I am trying to download a large file from S3 and sending it's data to another actor that is doing an http request and then to persist the response. I want to limit number of requests sent by that actor hence I need to handle backpressure.
I tried doing something like this :

 S3.download(bckt, bcktKey).map{
      case Some((file, _)) =>
        file
          .via(CsvParsing.lineScanner())
          .map(_.map(_.utf8String)).drop(1)//drop headers
          .map(p => Foo(p.head, p(1)))
          .mapAsync(30) { p =>
            implicit val askTimeout: Timeout = Timeout(10 seconds)
            (httpClientActor ? p).mapTo[Buzz]
          }
          .mapAsync(1){
          case b@Buzz(_, _) =>
            (persistActor ? b).mapTo[Done]
        }.runWith(Sink.head)

The problem is that I see that it reads only 30 lines from file as the limit set for parallelism. I am not sure that this is the correct way to achieve what I'm looking for

CodePudding user response：

If the reason is not the usage of Sink.head as I mentioned in the comment, you can backpressure the stream using Sink.actorRefWithBackpressure.

Sample code:

class PersistActor extends Actor {

    override def receive: Receive = {
      case "init" =>
        println("Initialized")
      case "complete" =>
        context.stop(self)
      case message =>
        //Persist Buzz??
        sender() ! Done
    }
 }

 val sink = Sink
   .actorRefWithBackpressure(persistActor, "init", Done, "complete", PartialFunction.empty)

S3.download(bckt, bcktKey).map{
  case Some((file, _)) =>
    file
      .via(CsvParsing.lineScanner())
      .map(_.map(_.utf8String)).drop(1)//drop headers
      .map(p => Foo(p.head, p(1)))
      //You could backpressure here too...
      .mapAsync(30) { p =>
        implicit val askTimeout: Timeout = Timeout(10 seconds)
        (httpClientActor ? p).mapTo[Buzz]
      }
      .to(sink)
      .run()

CodePudding user response：

As Johny notes in his comment, the Sink.head is what causes the stream to only process about 30 elements.

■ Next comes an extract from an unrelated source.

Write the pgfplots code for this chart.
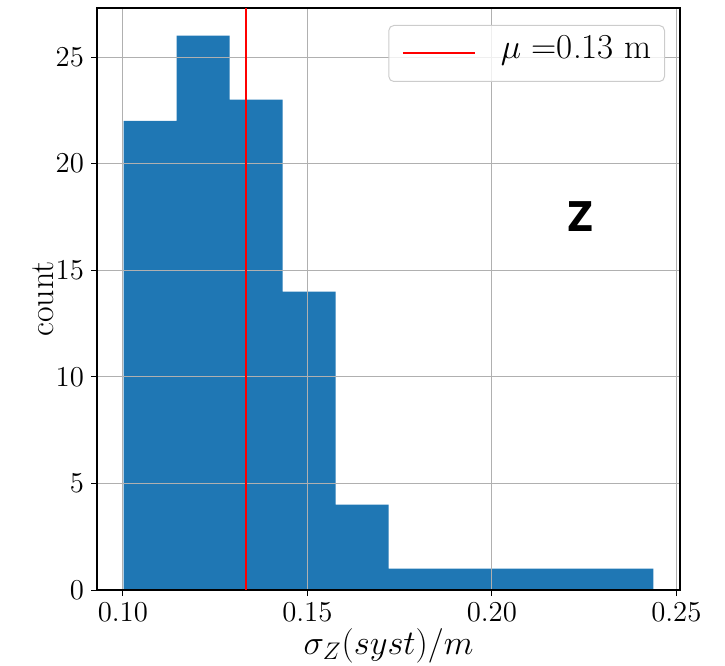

What happens is approximately:

Sink.head signals demand for 1 element
this demand propagates up through the second mapAsync
when the demand reaches the first mapAsync, since that one has parallelism 30, it signals demand for 30 elements
the CSV parsing stages emit 30 elements
when the response to the ask with the first element from the client actor is received, the response propagates down to the ask of the persist actor
demand is signaled for one more element from the CSV parsing stages
when the persist actor responds, the response goes to the sink
since the sink is Sink.head which cancels the stream once it receives an element, the stream gets torn down
any asks of the client actor which have been sent but are awaiting a response will still get processed

There's a bit of a race between the persist actor's response and the CSV parsing and sending an ask to the client actor: if the latter is faster, 31 lines might get processed by the client actor.

If you just want a Future[Done] after every element has been processed, Sink.last will work very well with this code.